Tuesday, June 29, 2021

Record of the Month

I figured I'd do a monthly 'what I'm listening to' kind of thing. This could be viewed as a lame placeholder kind of post. And probably it is. But it's my blog! So there!  


Crowded House - and actually, Neil Finn - ranks up there as some of my favourite artists. Their first four albums as a band (especially Woodface and Together Alone) are just some great works of art. 

Since drummer Paul Hester's suicide, the band has struggled with it's identity - members coming and going, and none of them memorable. CH went from being a band to Neil Finn's back-up band in a way.  I loved the disk Time on Earth, but have struggled to sit through 2010's Intriguer

They are now back with a different band, and a new disk. 

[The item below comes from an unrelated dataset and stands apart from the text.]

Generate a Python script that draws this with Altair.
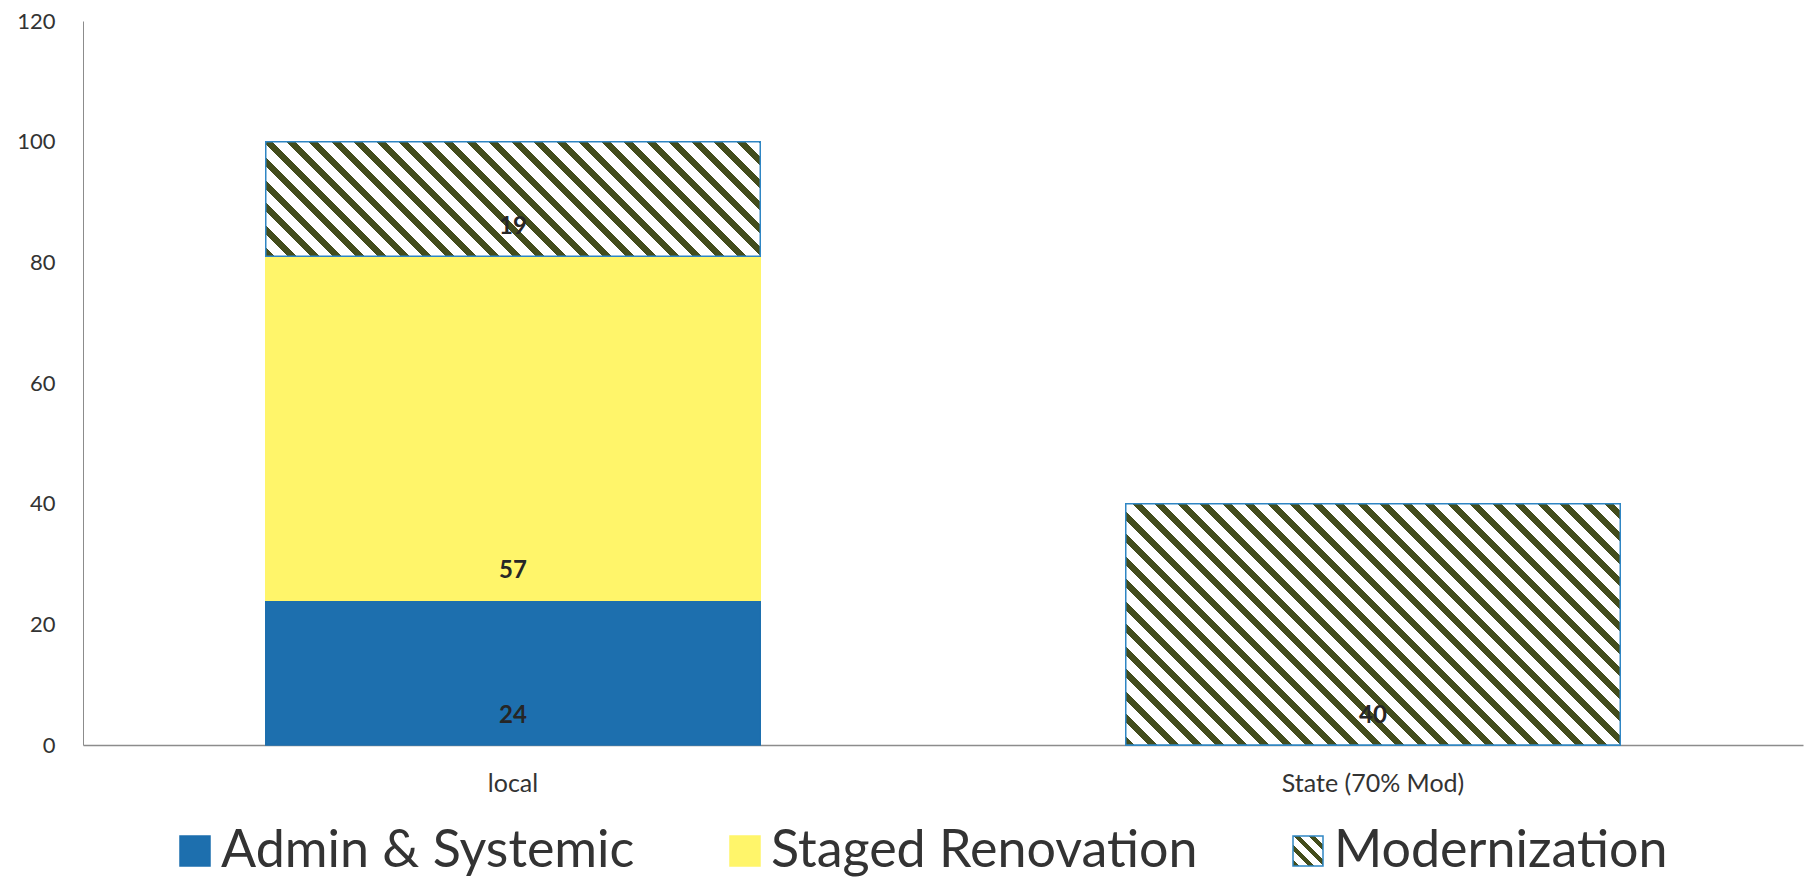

Crowded House now has Finn's two grown sons, Liam and Elroy and Mitchell Froom who produced the band's first three disks. As always, Nick Seymour is the other original member, remains. 

Dreamers are Waiting (horrible font on that cover, no?) is fair to middling. 

I've accepted long ago nothing is going to be as good as Together Alone. And it's better than Intriguer. But as of now, it's not better than Time on Earth

There are just no WOW factors that Finn always slips in his songs. Some of Finn's writing subversive the way the showing of his talent just sneaks in - it is usually not overt, though there were moments of stopping anything I was doing to listen. 

They might come closest in the opening track "Bad Times Good", which oddly is (mostly) a band composition. Though for the six songs Finn wrote by himself, "Show Me the Way", "To the Island" (a very strong track with some non-traditional backing vocals - with a little Beach Boys vibe) and "Real Live Woman", shine over the material - though the song he wrong with brother Tim (always a welcome addition), "Too Good For This World" is different and good. A shame his brother didn't sing on it - as their disks together are great. 

Liam Finn's solo writing credit, "Goodnight Everyone" shows his writing talents don't fall far from his father's apple tree........or some mixed metaphor like that. 

Dreamers are Waiting is a nice effort. It's not Time on Earth, and it's not as strong as Finn's last solo disk (which I came to adore!). I think Hester is missed more than I anticipated. I don't think the nepotism of his sons playing hampers this - they are clearly talented musicians. 

I hope like some of later Crowded House and Finn disks this grows on me more. It has the potential, but a month in - it's just not there.  Yet.